– Нет, я не умер! – вдруг осенило его. – Ведь я вижу! Если бы я умер, он закрыл бы мне глаза!..
И в этот же момент все вокруг обрушилось, захохотало, отовсюду полезли уродливые маски и лица, они кривлялись и тыкали в него пальцами – костяными, с длинными желтыми ногтями… а в глазницах, в веках он ощутил горячее, нестерпимое жжение, резь при каждой попытке моргнуть – потому что его веки теперь были заколоты булавками.
– Ну, здравствуй, внучок.
Люсинда стояла в дверном проеме. Внешне она совсем не изменилась, но ее тело и лицо наполнились жизнью. И глаза теперь были живыми: они двигались, рассматривали Столярова. Люсинда перевела взгляд на его сопровождающих, врача и водителя скорой.
– Заносите его и идите, – скомандовала она. – Хотя нет. Сюда посадите его, – показала на пол напротив зеркального шкафа. – Все, убирайтесь.

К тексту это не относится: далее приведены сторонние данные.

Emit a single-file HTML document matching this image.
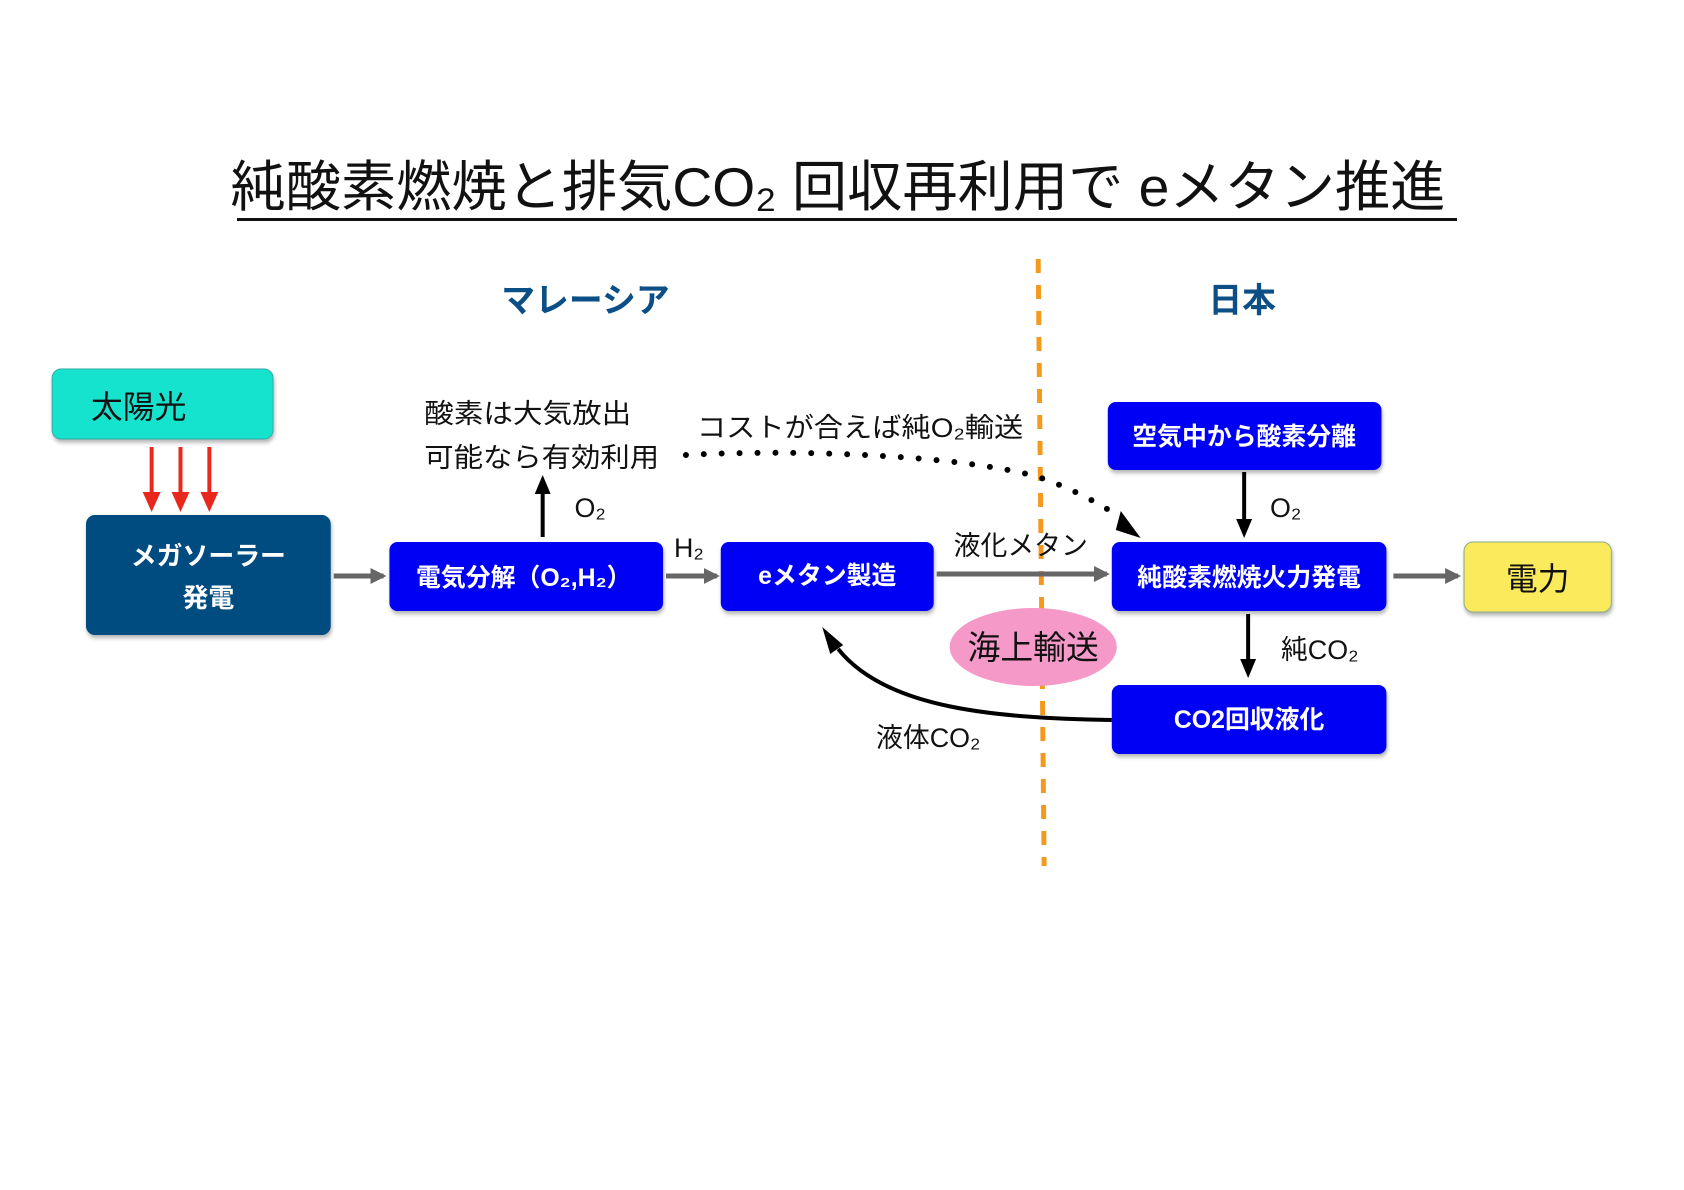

Те послушно исполнили ее указание и вышли. Столяров опять остался один на один со страшной бабкой, только расстановка сил очень изменилась. Теперь она была живой и настоящей, а он… А что он?
Люсинда подошла к Столярову и наклонилась к нему, разглядывая.
– Чуть не убежал. – Она усмехнулась, и Столяров опять увидел изогнутые зубы. – Давно я тебя ждала. С детства растила. Мать твоя дурой была, уберечь тебя хотела. И что, уберегла? – Люсинда хохотнула, и внутри у нее что-то забулькало. Столярову представилось, что это гной плещется и булькает у нее в легких, и черви плавают в нем, пытаясь выбраться через трахею. Он согнулся, и его вырвало себе на колени, на окровавленную повязку, брызги попали и Люсинде на платье. Она как не заметила. – Не понимаешь? Ты в зеркало-то посмотри, в зеркало!
Столяров посмотрел.
На мгновение ему показалось, что кто-то распечатал и повесил на створку шкафа фотографию Люсинды. Он встретился взглядом с ее глазами: большими, немного навыкате, обведенными черными кругами, совершенно белыми из-за вспышки. Двумя белесыми овалами с пронзительными точками зрачков. Но потом он заметил разницу: Люсинда напротив сидела не в кресле с подушками, а на полу, прислонившись спиной к стене со знакомыми обоями. Она была одета не в платье, а в распахнутую куртку, а живот у нее был перебинтован, на повязке проступали темные пятна.
И это была не Люсинда.
Это был он.
Маленький квадратик бумаги спланировал сверху и упал на испачканные рвотой брюки. Это была старинная фотография, та самая, которую ему прислала Рита из Устиновки. Столяров даже не взглянул на нее; он и так знал, что отныне на снимке была не Люсинда, а он. И какая разница, где и как: в луже блевотины на полу в коридоре или на диване в чопорном костюме, – главное, что теперь это была его фотография.